Mechanism of antineoplastic activity of lonidamine.

Lonidamine (LND) was initially introduced as an antispermatogenic agent. It was later found to have anticancer activity sensitizing tumors to chemo-, radio-, and photodynamic-therapy and hyperthermia. Although the mechanism of action remained unclear, LND treatment has been known to target metabolic pathways in cancer cells. It has been reported to alter the bioenergetics of tumor cells by inhibiting glycolysis and mitochondrial respiration, while indirect evidence suggested that it also inhibited l-lactic acid efflux from cells mediated by members of the proton-linked monocarboxylate transporter (MCT) family and also pyruvate uptake into the mitochondria by the mitochondrial pyruvate carrier (MPC). Recent studies have demonstrated that LND potently inhibits MPC activity in isolated rat liver mitochondria (Ki 2.5μM) and cooperatively inhibits l-lactate transport by MCT1, MCT2 and MCT4 expressed in Xenopus laevis oocytes with K0.5 and Hill coefficient values of 36-40μM and 1.65-1.85, respectively. In rat heart mitochondria LND inhibited the MPC with similar potency and uncoupled oxidation of pyruvate was inhibited more effectively (IC50~7μM) than other substrates including glutamate (IC50~20μM). LND inhibits the succinate-ubiquinone reductase activity of respiratory Complex II without fully blocking succinate dehydrogenase activity.

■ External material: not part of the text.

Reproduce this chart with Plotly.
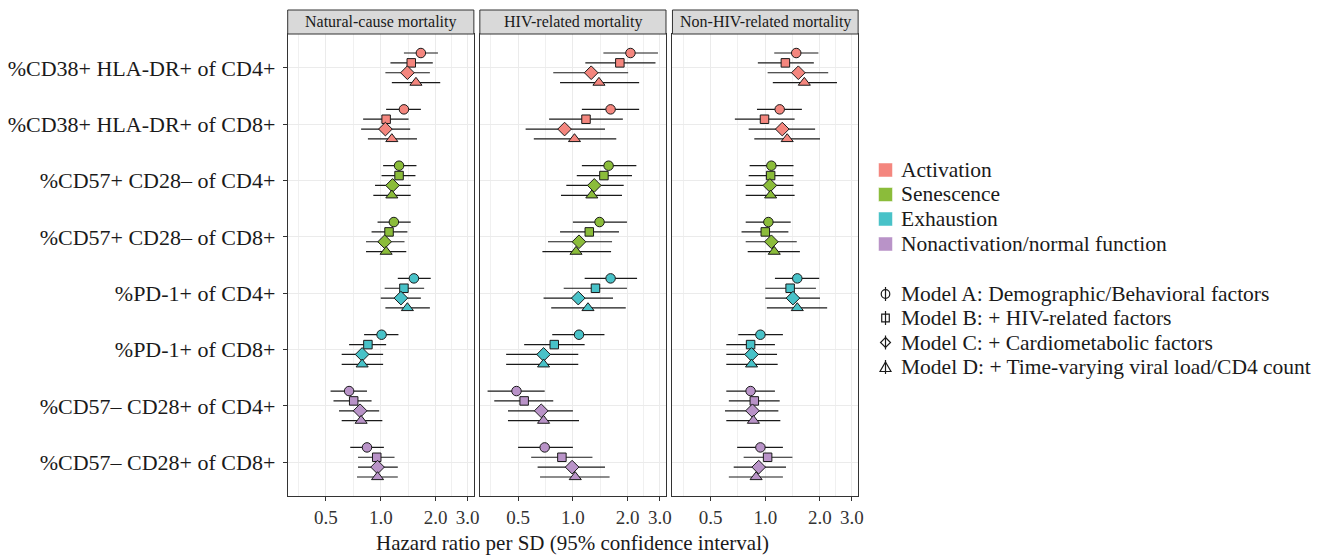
import math
import plotly.graph_objects as go

# ---------------- data ----------------
ROWS = [
    "%CD38+ HLA-DR+ of CD4+",
    "%CD38+ HLA-DR+ of CD8+",
    "%CD57+ CD28\u2013 of CD4+",
    "%CD57+ CD28\u2013 of CD8+",
    "%PD-1+ of CD4+",
    "%PD-1+ of CD8+",
    "%CD57\u2013 CD28+ of CD4+",
    "%CD57\u2013 CD28+ of CD8+",
]
ROW_CATEGORY = [0, 0, 1, 1, 2, 2, 3, 3]
CATEGORIES = ["Activation", "Senescence", "Exhaustion", "Nonactivation/normal function"]
CATEGORY_COLORS = ["#F4867E", "#8BBC3A", "#48C2C8", "#B993C8"]
MODELS = [
    "Model A: Demographic/Behavioral factors",
    "Model B: + HIV-related factors",
    "Model C: + Cardiometabolic factors",
    "Model D: + Time-varying viral load/CD4 count",
]
MODEL_SYMBOLS = ["circle", "square", "diamond", "triangle-up"]
PANELS = ["Natural-cause mortality", "HIV-related mortality", "Non-HIV-related mortality"]
X_TICKVALS = [0.5, 1.0, 2.0, 3.0]
X_TICKTEXT = ["0.5", "1.0", "2.0", "3.0"]
X_MINOR = [0.354, 0.707, 1.414, 2.449]
X_TITLE = "Hazard ratio per SD (95% confidence interval)"

# rows x models  (A, B, C, D)
NAT_HR = [[1.66, 1.47, 1.40, 1.56], [1.34, 1.07, 1.06, 1.15], [1.26, 1.26, 1.16, 1.15], [1.18, 1.11, 1.05, 1.07],
          [1.52, 1.34, 1.29, 1.40], [1.01, 0.85, 0.79, 0.79], [0.67, 0.71, 0.77, 0.78], [0.84, 0.95, 0.96, 0.96]]
NAT_LO = [[1.34, 1.13, 1.06, 1.15], [1.07, 0.80, 0.78, 0.85], [1.03, 1.01, 0.93, 0.91], [0.96, 0.89, 0.83, 0.83],
          [1.24, 1.05, 1.00, 1.06], [0.81, 0.67, 0.61, 0.61], [0.53, 0.55, 0.59, 0.61], [0.68, 0.75, 0.75, 0.74]]
NAT_HI = [[2.06, 1.93, 1.86, 2.12], [1.66, 1.42, 1.45, 1.58], [1.57, 1.55, 1.46, 1.46], [1.46, 1.40, 1.35, 1.38],
          [1.88, 1.73, 1.66, 1.86], [1.25, 1.07, 1.03, 1.03], [0.84, 0.89, 0.98, 1.02], [1.04, 1.19, 1.24, 1.24]]

HIV_HR = [[2.07, 1.81, 1.26, 1.39], [1.61, 1.18, 0.90, 1.02], [1.57, 1.48, 1.31, 1.27], [1.40, 1.23, 1.08, 1.04],
          [1.61, 1.33, 1.07, 1.21], [1.08, 0.79, 0.69, 0.69], [0.49, 0.54, 0.67, 0.69], [0.70, 0.87, 0.99, 1.03]]
HIV_LO = [[1.47, 1.17, 0.78, 0.85], [1.12, 0.74, 0.55, 0.61], [1.12, 1.05, 0.92, 0.86], [1.00, 0.85, 0.73, 0.68],
          [1.16, 0.89, 0.69, 0.76], [0.77, 0.54, 0.43, 0.43], [0.34, 0.37, 0.44, 0.44], [0.50, 0.59, 0.64, 0.66]]
HIV_HI = [[2.93, 2.84, 2.01, 2.31], [2.31, 1.88, 1.50, 1.73], [2.23, 2.11, 1.90, 1.86], [1.98, 1.79, 1.64, 1.62],
          [2.25, 1.98, 1.66, 1.95], [1.49, 1.16, 1.07, 1.07], [0.70, 0.78, 1.00, 1.08], [1.00, 1.28, 1.50, 1.59]]

NON_HR = [[1.48, 1.29, 1.52, 1.64], [1.20, 0.99, 1.24, 1.32], [1.08, 1.07, 1.06, 1.07], [1.04, 1.00, 1.08, 1.12],
          [1.50, 1.37, 1.42, 1.50], [0.94, 0.83, 0.84, 0.84], [0.83, 0.87, 0.85, 0.86], [0.94, 1.03, 0.92, 0.89]]
NON_LO = [[1.12, 0.91, 1.03, 1.10], [0.90, 0.68, 0.81, 0.87], [0.82, 0.81, 0.78, 0.78], [0.78, 0.74, 0.78, 0.80],
          [1.13, 1.00, 1.00, 1.02], [0.71, 0.61, 0.61, 0.61], [0.61, 0.63, 0.60, 0.61], [0.70, 0.76, 0.67, 0.63]]
NON_HI = [[1.96, 1.85, 2.22, 2.48], [1.59, 1.45, 1.88, 2.00], [1.43, 1.43, 1.43, 1.45], [1.38, 1.34, 1.49, 1.55],
          [1.98, 1.90, 2.00, 2.19], [1.25, 1.13, 1.16, 1.17], [1.13, 1.20, 1.18, 1.21], [1.25, 1.41, 1.30, 1.25]]

PANEL_DATA = [(NAT_HR, NAT_LO, NAT_HI), (HIV_HR, HIV_LO, HIV_HI), (NON_HR, NON_LO, NON_HI)]

# ---------------- layout constants ----------------
W, H = 1335, 555
FONT = "Liberation Serif"
DODGE = 0.7
MARKER_SIZES = [9.5, 8.5, 10.5, 10.5]


def PX(x):
    return x / W


def PY(y):
    return 1 - y / H


PANEL_X = [(289, 476), (482, 669), (675.5, 862)]
PANEL_TOP, PANEL_BOTTOM = 34, 496
STRIP_TOP = 10
XRANGE = [-0.511, 0.511]
n_rows = len(ROWS)
n_mod = len(MODELS)

fig = go.Figure()

for p, (hr, lo, hi) in enumerate(PANEL_DATA):
    sfx = "" if p == 0 else str(p + 1)
    for m in range(n_mod):
        off = (n_mod - 1) / 2 - m
        off = off * DODGE / n_mod
        xs = [hr[r][m] for r in range(n_rows)]
        ys = [n_rows - r + off for r in range(n_rows)]
        plus = [hi[r][m] - hr[r][m] for r in range(n_rows)]
        minus = [hr[r][m] - lo[r][m] for r in range(n_rows)]
        cols = [CATEGORY_COLORS[ROW_CATEGORY[r]] for r in range(n_rows)]
        fig.add_trace(go.Scatter(
            x=xs, y=ys, mode="markers", xaxis="x" + sfx, yaxis="y" + sfx,
            marker=dict(symbol=MODEL_SYMBOLS[m], size=MARKER_SIZES[m], color=cols,
                        line=dict(color="#1a1a1a", width=1)),
            error_x=dict(type="data", symmetric=False, array=plus, arrayminus=minus,
                         color="#1a1a1a", thickness=1.2, width=0),
            showlegend=False, hoverinfo="skip",
        ))

layout = dict(
    width=W, height=H, margin=dict(l=0, r=0, t=0, b=0),
    paper_bgcolor="white", plot_bgcolor="white",
    font=dict(family=FONT, color="#1a1a1a"),
    showlegend=False,
)
shapes = []
annotations = []
for p in range(3):
    sfx = "" if p == 0 else str(p + 1)
    xa = "xaxis" + sfx
    ya = "yaxis" + sfx
    x0, x1 = PANEL_X[p]
    layout[xa] = dict(
        type="log", range=XRANGE, domain=[PX(x0), PX(x1)], anchor="y" + sfx,
        tickvals=X_TICKVALS, ticktext=X_TICKTEXT, ticks="outside", ticklen=4,
        tickcolor="#333333", tickwidth=1,
        tickfont=dict(family=FONT, size=19, color="#333333"),
        showgrid=True, gridcolor="#EBEBEB", gridwidth=1.1,
        minor=dict(tickvals=X_MINOR, showgrid=True, gridcolor="#F0F0F0", gridwidth=0.6, ticks=""),
        showline=True, mirror=True, linecolor="#333333", linewidth=1, zeroline=False,
    )
    layout[ya] = dict(
        range=[0.4, n_rows + 0.6], domain=[PY(PANEL_BOTTOM), PY(PANEL_TOP)], anchor="x" + sfx,
        tickvals=[n_rows - r for r in range(n_rows)],
        ticktext=ROWS if p == 0 else [""] * n_rows,
        ticks="outside" if p == 0 else "", ticklen=4, tickcolor="#333333",
        showticklabels=(p == 0),
        tickfont=dict(family=FONT, size=22, color="#1a1a1a"),
        ticklabelstandoff=3,
        showgrid=True, gridcolor="#EBEBEB", gridwidth=1.1,
        showline=True, mirror=True, linecolor="#333333", linewidth=1, zeroline=False,
    )
    # reference line at HR = 1
    shapes.append(dict(type="line", xref="x" + sfx, yref="y" + sfx + " domain",
                       x0=0, x1=0, y0=0, y1=1,
                       line=dict(color="#1a1a1a", width=1.1, dash="4px,4px"), layer="below"))
    # strip
    shapes.append(dict(type="rect", xref="paper", yref="paper",
                       x0=PX(x0), x1=PX(x1), y0=PY(PANEL_TOP), y1=PY(STRIP_TOP),
                       fillcolor="#D9D9D9", line=dict(color="#333333", width=1)))
    annotations.append(dict(xref="paper", yref="paper", x=PX((x0 + x1) / 2),
                            y=PY((PANEL_TOP + STRIP_TOP) / 2), text=PANELS[p], showarrow=False,
                            xanchor="center", yanchor="middle",
                            font=dict(family=FONT, size=16, color="#1a1a1a")))

# x-axis title
annotations.append(dict(xref="paper", yref="paper", x=PX(575), y=PY(543), text=X_TITLE,
                        showarrow=False, xanchor="center", yanchor="middle",
                        font=dict(family=FONT, size=21, color="#1a1a1a")))

# ---- manual legend ----
LEG_KEY_X = 889.5
LEG_TEXT_X = 903
CAT_Y = [170, 194.5, 219, 244]
MOD_Y = [294, 318, 342.5, 367]
LEG_FONT = 21.5
for i, name in enumerate(CATEGORIES):
    y = CAT_Y[i]
    shapes.append(dict(type="rect", xref="paper", yref="paper",
                       x0=PX(LEG_KEY_X - 7), x1=PX(LEG_KEY_X + 7), y0=PY(y + 7), y1=PY(y - 7),
                       fillcolor=CATEGORY_COLORS[i], line=dict(color="white", width=0.5)))
    annotations.append(dict(xref="paper", yref="paper", x=PX(LEG_TEXT_X), y=PY(y), text=name,
                            showarrow=False, xanchor="left", yanchor="middle",
                            font=dict(family=FONT, size=LEG_FONT, color="#1a1a1a")))

glyph_line = dict(color="#1a1a1a", width=1.2)
for i, name in enumerate(MODELS):
    y = MOD_Y[i]
    cx = LEG_KEY_X
    shapes.append(dict(type="line", xref="paper", yref="paper", x0=PX(cx), x1=PX(cx),
                       y0=PY(y + 7), y1=PY(y - 7), line=glyph_line))
    if MODEL_SYMBOLS[i] == "circle":
        shapes.append(dict(type="circle", xref="paper", yref="paper", x0=PX(cx - 4.3), x1=PX(cx + 4.3),
                           y0=PY(y + 4.3), y1=PY(y - 4.3), line=glyph_line))
    elif MODEL_SYMBOLS[i] == "square":
        shapes.append(dict(type="rect", xref="paper", yref="paper", x0=PX(cx - 3.8), x1=PX(cx + 3.8),
                           y0=PY(y + 3.8), y1=PY(y - 3.8), line=glyph_line))
    elif MODEL_SYMBOLS[i] == "diamond":
        path = "M {},{} L {},{} L {},{} L {},{} Z".format(
            PX(cx), PY(y - 5), PX(cx + 5), PY(y), PX(cx), PY(y + 5), PX(cx - 5), PY(y))
        shapes.append(dict(type="path", xref="paper", yref="paper", path=path, line=glyph_line))
    else:
        path = "M {},{} L {},{} L {},{} Z".format(
            PX(cx), PY(y - 5), PX(cx + 5.5), PY(y + 4.5), PX(cx - 5.5), PY(y + 4.5))
        shapes.append(dict(type="path", xref="paper", yref="paper", path=path, line=glyph_line))
    annotations.append(dict(xref="paper", yref="paper", x=PX(LEG_TEXT_X), y=PY(y), text=name,
                            showarrow=False, xanchor="left", yanchor="middle",
                            font=dict(family=FONT, size=LEG_FONT, color="#1a1a1a")))

layout["shapes"] = shapes
layout["annotations"] = annotations
fig.update_layout(**layout)
fig.write_html(
    "out.html",
    config={"displayModeBar": False},
    post_script="document.body.style.margin='0px';document.body.style.padding='0px';document.body.style.overflow='hidden';",
)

LND also induces cellular reactive oxygen species through Complex II and has been reported to promote cell death by suppression of the pentose phosphate pathway, which resulted in inhibition of NADPH and glutathione generation. We conclude that MPC inhibition is the most sensitive anti-tumour target for LND, with additional inhibitory effects on MCT-mediated l-lactic acid efflux, Complex II and glutamine/glutamate oxidation.